When switching driver versions I always uninstalled them, switched to Safe Mode and ran DDU
Games crash anywhere from within a few minutes to well over an hour into gameplay and it isn´ t tied to anything that would be reproducable, it´ s completely random.
Weirdly enough there is a fairly high chance of a crash happening when a Youtube video is playing and I open the Steam client.
Other GPU intensive tasks like upscaling video files run completely stable.
Before switching back to Windows about 2 Months ago I used the card for over 2 years on Manjaro Linux with the Open Source Mesa driver and never had any stability issues or driver related crashes.
What I tried so far aside from various driver versions:
-Disabled all onboard features I don´ t use (as in Intel GPU and onboard Audio are disabled in the BIOS and drivers for these things where never installed)
-Disabled both the Radeon and Steam overlays
-Tested RAM both with the Windows Memory test feature and MemTest from hcidesign, both couldn´ t find any faults in multiple runs, since I had to run 16 instances of MemTest to test all 32 Gigs this also had the CPU operating at 100% load for about 10 hours, because of this I would say that the CPU runs stable under load
-Set PCI Express Link State Power Management to off in the advanced power settings, this was recommended over on the Windows forums for AMD based Laptops and I feel that it did indeed make it a little bit more stable
-ran a 45 Minute Furmark stress test without issues or errors, however I´ m running it again as I´ m typing and plan to run a longer session this time
-tested games using that use DirectX, OpenGL and Vulkan, all API´ s suffer from the same issue
-installed a fresh Windows 10 with a up to date installation media because the one I originally used for my Windows installation was several years old
Anything else I could try or do to get this thing running stable?

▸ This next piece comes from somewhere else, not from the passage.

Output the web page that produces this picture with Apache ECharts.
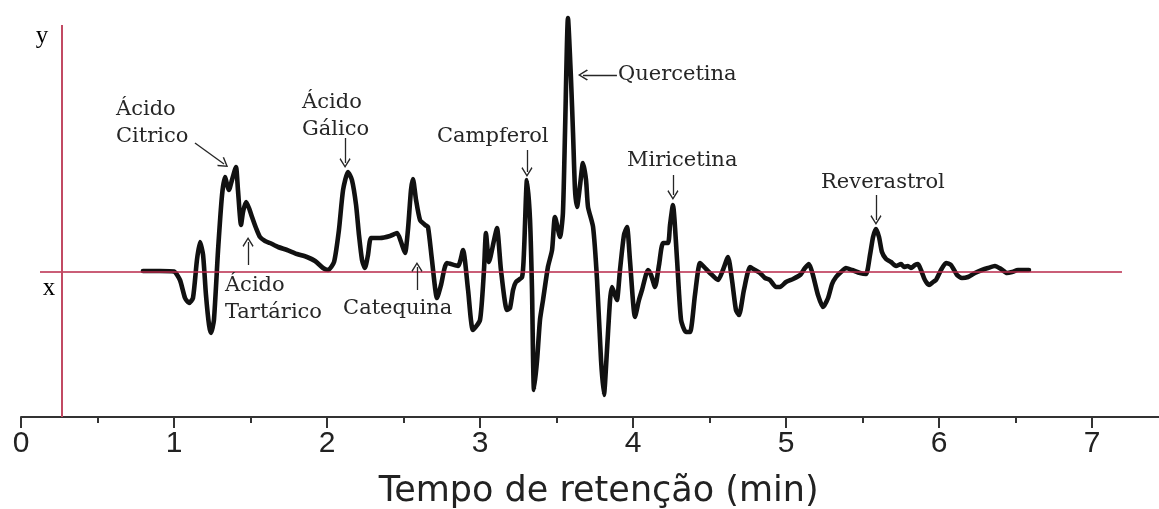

Kind of an Update to this:
My second Furmark Stresstest ran perfectly fine for over 90 Minutes, no issues.
I tested a couple of Driver versions with the Driver only option during install, completely avoiding the Radeon Software, this however didn´ t improve anything.
I also disabled Fastboot in the Windows options, I found that as a recommendation in a older thread in the AMD Forums. Didn´ t help either.

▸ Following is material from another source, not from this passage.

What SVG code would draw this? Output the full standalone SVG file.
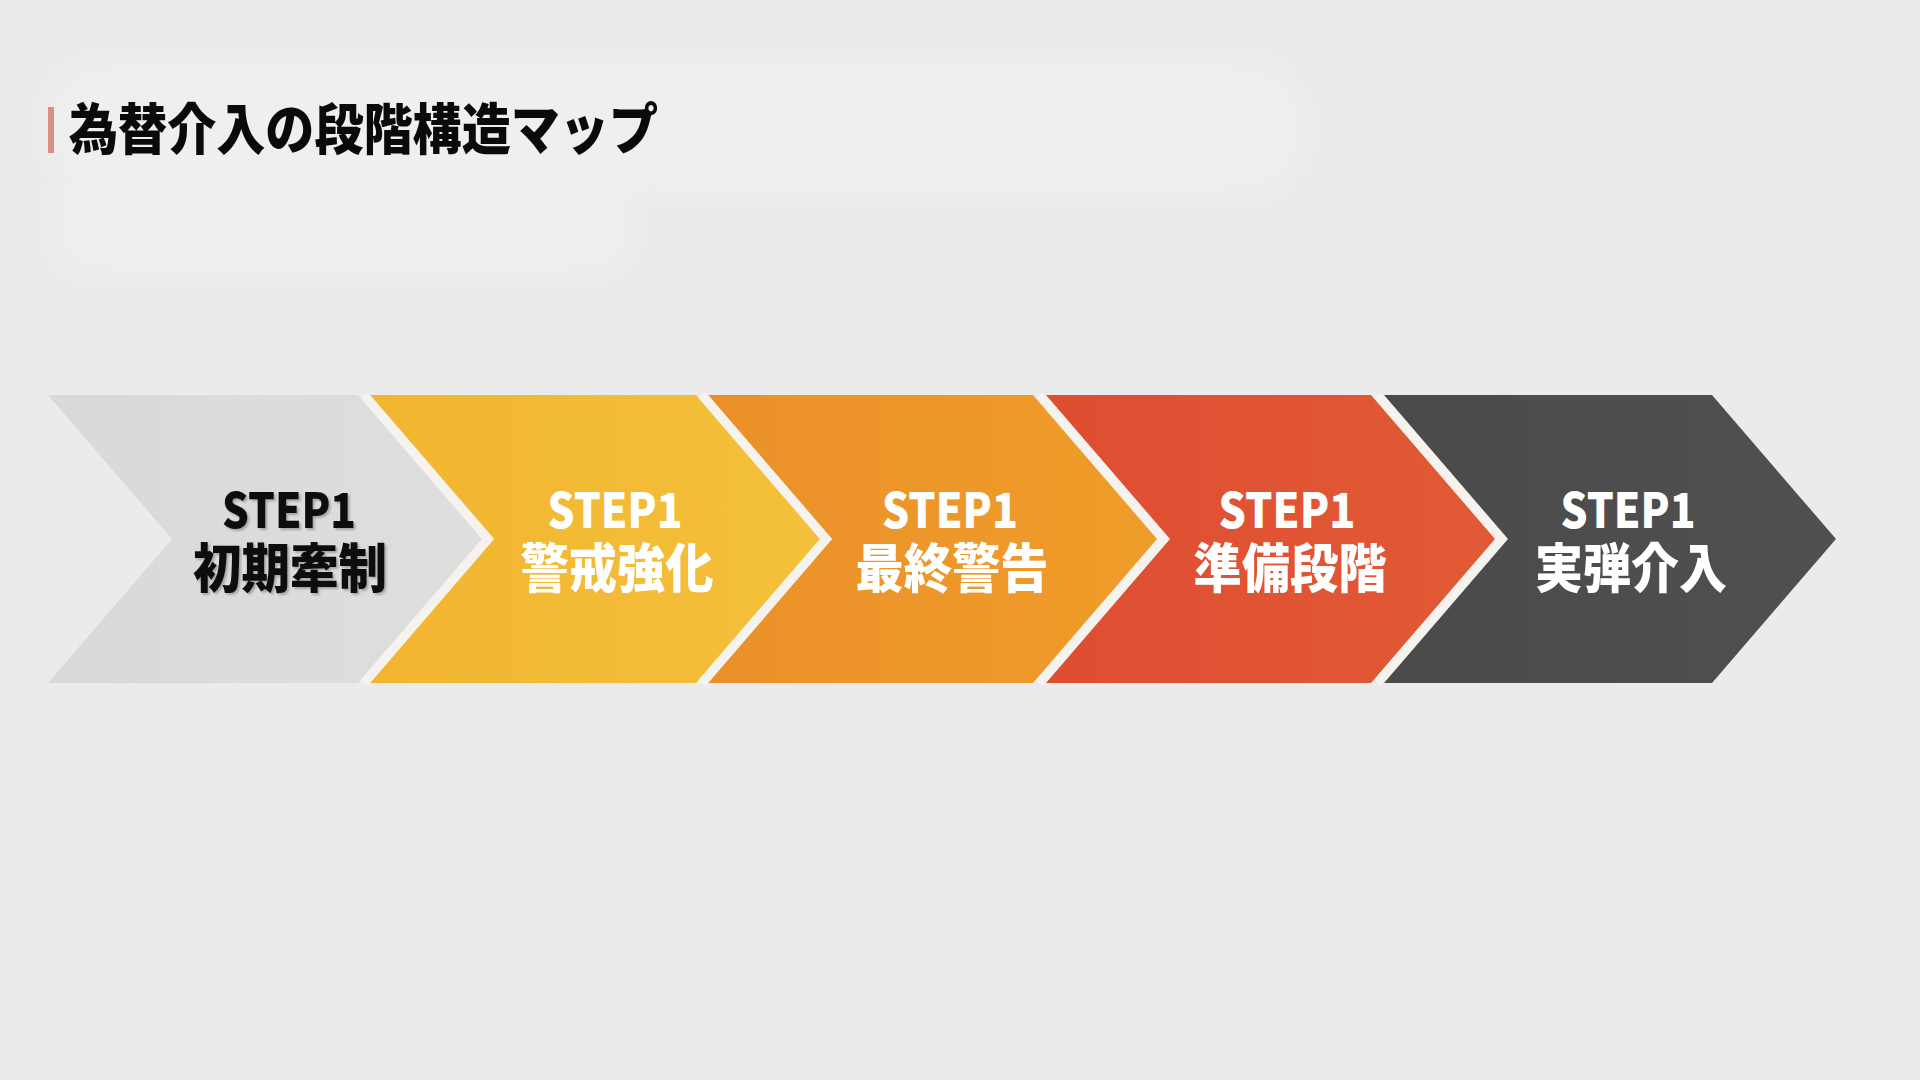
<svg xmlns="http://www.w3.org/2000/svg" width="1920" height="1080" viewBox="0 0 1920 1080">
  <defs>
    <filter id="blur" x="-20%" y="-50%" width="140%" height="200%">
      <feGaussianBlur stdDeviation="12"/>
    </filter>
    <filter id="tshadow" x="-10%" y="-20%" width="120%" height="140%">
      <feDropShadow dx="2" dy="2" stdDeviation="1" flood-color="#000" flood-opacity="0.25"/>
    </filter>
    <linearGradient id="gGrey" x1="0" y1="0" x2="1" y2="0">
      <stop offset="0" stop-color="#d9d9d9"/>
      <stop offset="1" stop-color="#dedede"/>
    </linearGradient>
    <linearGradient id="gYellow" x1="0" y1="0" x2="1" y2="0">
      <stop offset="0" stop-color="#f2b530"/>
      <stop offset="1" stop-color="#f4c03a"/>
    </linearGradient>
    <linearGradient id="gOrange" x1="0" y1="0" x2="1" y2="0">
      <stop offset="0" stop-color="#eb9029"/>
      <stop offset="1" stop-color="#ef9d2a"/>
    </linearGradient>
    <linearGradient id="gRed" x1="0" y1="0" x2="1" y2="0">
      <stop offset="0" stop-color="#df4d31"/>
      <stop offset="1" stop-color="#e15a35"/>
    </linearGradient>
    <linearGradient id="gDark" x1="0" y1="0" x2="1" y2="0">
      <stop offset="0" stop-color="#4a4a4a"/>
      <stop offset="1" stop-color="#505050"/>
    </linearGradient>
    <style>
      .title { font-family: "Noto Sans CJK JP", "Noto Sans", sans-serif; font-weight: 900; font-size: 55px; fill: #0a0a0a; }
      .step { font-family: "Noto Sans CJK JP", "Noto Sans", sans-serif; font-weight: 900; font-size: 48px; text-anchor: middle; }
      .label { font-family: "Noto Sans CJK JP", "Noto Sans", sans-serif; font-weight: 900; font-size: 53px; text-anchor: middle; }
      .dark { fill: #0d0d0d; }
      .light { fill: #ffffff; }
      .sep { fill: none; stroke: #f6f3ee; stroke-width: 9; stroke-linejoin: miter; }
    </style>
  </defs>

  <rect x="0" y="0" width="1920" height="1080" fill="#ebebec"/>
  <!-- faint lighter background blobs -->
  <g opacity="0.55" filter="url(#blur)">
    <rect x="50" y="65" width="1250" height="125" rx="60" fill="#f3f3f4"/>
    <rect x="58" y="170" width="570" height="100" rx="40" fill="#f3f3f4"/>
  </g>

  <g id="title">
    <rect x="48" y="107" width="6" height="46" fill="#d98e86"/>
    <text class="title" x="69" y="149" textLength="589" lengthAdjust="spacingAndGlyphs">為替介入の段階構造マップ</text>
  </g>

  <g id="step1">
    <polygon points="48,395 358,395 482,539 358,683 48,683 172,539" fill="url(#gGrey)"/>
    <text class="step dark" x="289" y="528" textLength="134" lengthAdjust="spacingAndGlyphs" filter="url(#tshadow)">STEP1</text>
    <text class="label dark" x="290" y="588" textLength="194" lengthAdjust="spacingAndGlyphs" filter="url(#tshadow)">初期牽制</text>
  </g>
  <g id="step2">
    <polygon points="370,395 696,395 820,539 696,683 370,683 494,539" fill="url(#gYellow)"/>
    <text class="step light" x="615" y="528" textLength="135" lengthAdjust="spacingAndGlyphs">STEP1</text>
    <text class="label light" x="617" y="588" textLength="193" lengthAdjust="spacingAndGlyphs">警戒強化</text>
  </g>
  <g id="step3">
    <polygon points="708,395 1033,395 1157,539 1033,683 708,683 832,539" fill="url(#gOrange)"/>
    <text class="step light" x="950" y="528" textLength="136" lengthAdjust="spacingAndGlyphs">STEP1</text>
    <text class="label light" x="952" y="588" textLength="193" lengthAdjust="spacingAndGlyphs">最終警告</text>
  </g>
  <g id="step4">
    <polygon points="1046,395 1371,395 1495,539 1371,683 1046,683 1170,539" fill="url(#gRed)"/>
    <text class="step light" x="1287" y="528" textLength="137" lengthAdjust="spacingAndGlyphs">STEP1</text>
    <text class="label light" x="1290" y="588" textLength="193" lengthAdjust="spacingAndGlyphs">準備段階</text>
  </g>
  <g id="step5">
    <polygon points="1384,395 1712,395 1836,539 1712,683 1384,683 1508,539" fill="url(#gDark)"/>
    <text class="step light" x="1628" y="528" textLength="135" lengthAdjust="spacingAndGlyphs">STEP1</text>
    <text class="label light" x="1631" y="588" textLength="192" lengthAdjust="spacingAndGlyphs">実弾介入</text>
  </g>

  <g id="connectors">
    <polyline class="sep" points="364,395 488,539 364,683"/>
    <polyline class="sep" points="702,395 826,539 702,683"/>
    <polyline class="sep" points="1039.5,395 1163.5,539 1039.5,683"/>
    <polyline class="sep" points="1377.5,395 1501.5,539 1377.5,683"/>
  </g>
</svg>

Since I´ m running mismatched RAM (16 Gigs Corsair Vengeance, 16 Gigs Crucial something, both rated at 1600) I ran the System with each manufacturers modules only to make sure that the System isn´ t overly sensitive to mismatched modules for some reason. Didn´ t help either.

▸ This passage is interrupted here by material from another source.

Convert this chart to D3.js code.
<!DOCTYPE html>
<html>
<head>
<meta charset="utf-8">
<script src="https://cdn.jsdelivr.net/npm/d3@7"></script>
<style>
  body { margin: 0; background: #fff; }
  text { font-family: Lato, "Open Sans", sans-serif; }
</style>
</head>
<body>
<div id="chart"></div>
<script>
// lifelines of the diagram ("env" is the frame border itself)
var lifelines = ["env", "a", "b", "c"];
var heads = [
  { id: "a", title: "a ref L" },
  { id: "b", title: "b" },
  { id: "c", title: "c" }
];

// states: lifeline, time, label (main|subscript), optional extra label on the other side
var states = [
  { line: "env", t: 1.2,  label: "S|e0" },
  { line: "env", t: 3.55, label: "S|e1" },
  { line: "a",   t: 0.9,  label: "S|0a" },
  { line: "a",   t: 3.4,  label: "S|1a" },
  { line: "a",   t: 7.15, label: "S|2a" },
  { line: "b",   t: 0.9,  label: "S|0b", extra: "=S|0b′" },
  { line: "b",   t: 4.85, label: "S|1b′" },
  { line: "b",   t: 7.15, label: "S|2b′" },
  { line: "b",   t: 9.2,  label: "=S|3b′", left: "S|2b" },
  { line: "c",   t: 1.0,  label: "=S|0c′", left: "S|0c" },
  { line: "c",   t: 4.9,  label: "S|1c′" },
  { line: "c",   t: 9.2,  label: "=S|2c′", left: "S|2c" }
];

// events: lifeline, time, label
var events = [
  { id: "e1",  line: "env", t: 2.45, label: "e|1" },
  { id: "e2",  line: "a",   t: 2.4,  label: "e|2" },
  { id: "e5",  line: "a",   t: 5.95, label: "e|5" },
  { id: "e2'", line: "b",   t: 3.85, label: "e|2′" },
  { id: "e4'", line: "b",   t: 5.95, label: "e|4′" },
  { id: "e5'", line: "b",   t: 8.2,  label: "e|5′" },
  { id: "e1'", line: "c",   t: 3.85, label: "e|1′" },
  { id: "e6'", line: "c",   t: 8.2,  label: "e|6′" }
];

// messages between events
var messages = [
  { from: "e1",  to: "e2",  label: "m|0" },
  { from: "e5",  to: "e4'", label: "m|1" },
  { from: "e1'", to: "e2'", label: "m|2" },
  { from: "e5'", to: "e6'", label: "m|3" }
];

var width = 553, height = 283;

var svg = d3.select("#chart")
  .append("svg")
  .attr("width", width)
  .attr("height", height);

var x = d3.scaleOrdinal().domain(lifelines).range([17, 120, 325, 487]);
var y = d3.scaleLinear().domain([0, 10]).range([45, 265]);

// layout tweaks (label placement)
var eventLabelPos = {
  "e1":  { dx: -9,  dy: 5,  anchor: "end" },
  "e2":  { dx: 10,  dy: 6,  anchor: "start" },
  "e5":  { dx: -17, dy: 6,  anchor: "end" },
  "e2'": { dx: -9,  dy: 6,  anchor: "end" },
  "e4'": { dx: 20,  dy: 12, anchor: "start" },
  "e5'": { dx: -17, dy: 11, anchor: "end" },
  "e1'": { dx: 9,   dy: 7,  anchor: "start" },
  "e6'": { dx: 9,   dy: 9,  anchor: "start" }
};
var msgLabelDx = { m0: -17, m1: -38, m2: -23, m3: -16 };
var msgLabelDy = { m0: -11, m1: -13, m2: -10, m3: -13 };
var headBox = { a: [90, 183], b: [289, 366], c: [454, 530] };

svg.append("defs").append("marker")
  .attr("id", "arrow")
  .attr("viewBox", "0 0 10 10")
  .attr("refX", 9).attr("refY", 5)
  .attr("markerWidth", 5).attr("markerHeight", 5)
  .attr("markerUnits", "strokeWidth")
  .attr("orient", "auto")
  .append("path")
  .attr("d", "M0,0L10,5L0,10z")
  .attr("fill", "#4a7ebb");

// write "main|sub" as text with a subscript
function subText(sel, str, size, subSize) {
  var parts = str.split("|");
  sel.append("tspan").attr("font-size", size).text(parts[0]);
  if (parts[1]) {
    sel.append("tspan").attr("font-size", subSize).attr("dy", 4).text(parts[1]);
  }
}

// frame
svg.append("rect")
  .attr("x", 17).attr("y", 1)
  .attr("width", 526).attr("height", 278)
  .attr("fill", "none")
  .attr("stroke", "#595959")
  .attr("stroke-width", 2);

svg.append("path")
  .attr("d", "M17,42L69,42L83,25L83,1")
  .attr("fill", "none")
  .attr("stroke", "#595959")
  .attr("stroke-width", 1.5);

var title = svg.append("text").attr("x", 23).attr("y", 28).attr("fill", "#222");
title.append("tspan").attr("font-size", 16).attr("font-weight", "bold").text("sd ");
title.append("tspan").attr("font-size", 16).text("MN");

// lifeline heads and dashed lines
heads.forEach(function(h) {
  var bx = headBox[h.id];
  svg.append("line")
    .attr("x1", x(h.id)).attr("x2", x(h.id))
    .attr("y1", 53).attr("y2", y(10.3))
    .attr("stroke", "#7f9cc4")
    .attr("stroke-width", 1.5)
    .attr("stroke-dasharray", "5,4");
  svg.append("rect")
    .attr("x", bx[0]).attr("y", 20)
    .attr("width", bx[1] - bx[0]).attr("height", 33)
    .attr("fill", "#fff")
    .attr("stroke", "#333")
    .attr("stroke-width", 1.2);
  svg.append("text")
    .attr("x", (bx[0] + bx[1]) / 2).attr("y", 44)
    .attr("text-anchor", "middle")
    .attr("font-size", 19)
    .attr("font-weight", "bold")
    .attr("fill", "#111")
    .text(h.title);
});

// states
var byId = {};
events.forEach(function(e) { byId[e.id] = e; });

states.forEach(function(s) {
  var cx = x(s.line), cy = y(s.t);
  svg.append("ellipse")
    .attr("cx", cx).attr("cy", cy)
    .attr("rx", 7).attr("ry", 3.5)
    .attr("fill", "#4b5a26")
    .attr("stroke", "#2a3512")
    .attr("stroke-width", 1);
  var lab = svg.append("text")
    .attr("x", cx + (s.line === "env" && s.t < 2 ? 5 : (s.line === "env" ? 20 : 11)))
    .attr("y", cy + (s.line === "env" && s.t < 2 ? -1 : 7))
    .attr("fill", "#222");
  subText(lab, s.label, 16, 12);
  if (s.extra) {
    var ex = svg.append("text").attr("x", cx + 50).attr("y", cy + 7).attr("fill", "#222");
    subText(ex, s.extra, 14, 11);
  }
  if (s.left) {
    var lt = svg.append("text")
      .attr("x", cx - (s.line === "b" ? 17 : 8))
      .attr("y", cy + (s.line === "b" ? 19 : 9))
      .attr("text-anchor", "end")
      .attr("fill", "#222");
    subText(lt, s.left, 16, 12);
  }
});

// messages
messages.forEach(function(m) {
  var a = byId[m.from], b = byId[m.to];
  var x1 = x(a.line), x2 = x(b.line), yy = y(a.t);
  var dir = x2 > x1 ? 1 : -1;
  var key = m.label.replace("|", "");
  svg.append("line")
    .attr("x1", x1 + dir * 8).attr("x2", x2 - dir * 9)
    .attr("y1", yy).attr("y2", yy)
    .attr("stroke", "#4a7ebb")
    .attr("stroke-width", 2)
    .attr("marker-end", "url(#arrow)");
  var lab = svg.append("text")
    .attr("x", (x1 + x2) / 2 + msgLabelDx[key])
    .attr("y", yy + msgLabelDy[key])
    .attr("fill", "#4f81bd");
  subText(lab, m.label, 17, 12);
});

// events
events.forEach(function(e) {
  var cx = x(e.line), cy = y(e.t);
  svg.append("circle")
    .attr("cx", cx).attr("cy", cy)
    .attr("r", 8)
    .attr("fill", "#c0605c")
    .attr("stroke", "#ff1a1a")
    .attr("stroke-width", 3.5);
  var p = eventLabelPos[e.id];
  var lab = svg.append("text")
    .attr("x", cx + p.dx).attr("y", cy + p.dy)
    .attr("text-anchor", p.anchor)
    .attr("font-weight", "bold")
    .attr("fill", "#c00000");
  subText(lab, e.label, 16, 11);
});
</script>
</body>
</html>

So far I somewhat ruled out overheating as an issue because I run the system with open Sidepanel anyway because my case has a very limited air intake area, however I decided to have a small room fan blowing air onto the GPU from below it and partially into the RAM / CPU area. So far this did help to keep games from crashing, I have a overheating issue for sure. Both the CPU and GPU heatsinks are clean. Guess I have to investigate this, might have to check the Thermal Paste on the CPU.
Is it a expected behaviour of the AMD driver to crash in case of overheating? I always assumed that the system would either freeze or shut off entirely.
However I still have a issue where the AMD driver has a unusually high chance of crashing when switching resolutions when a game is in Fullscreen mode.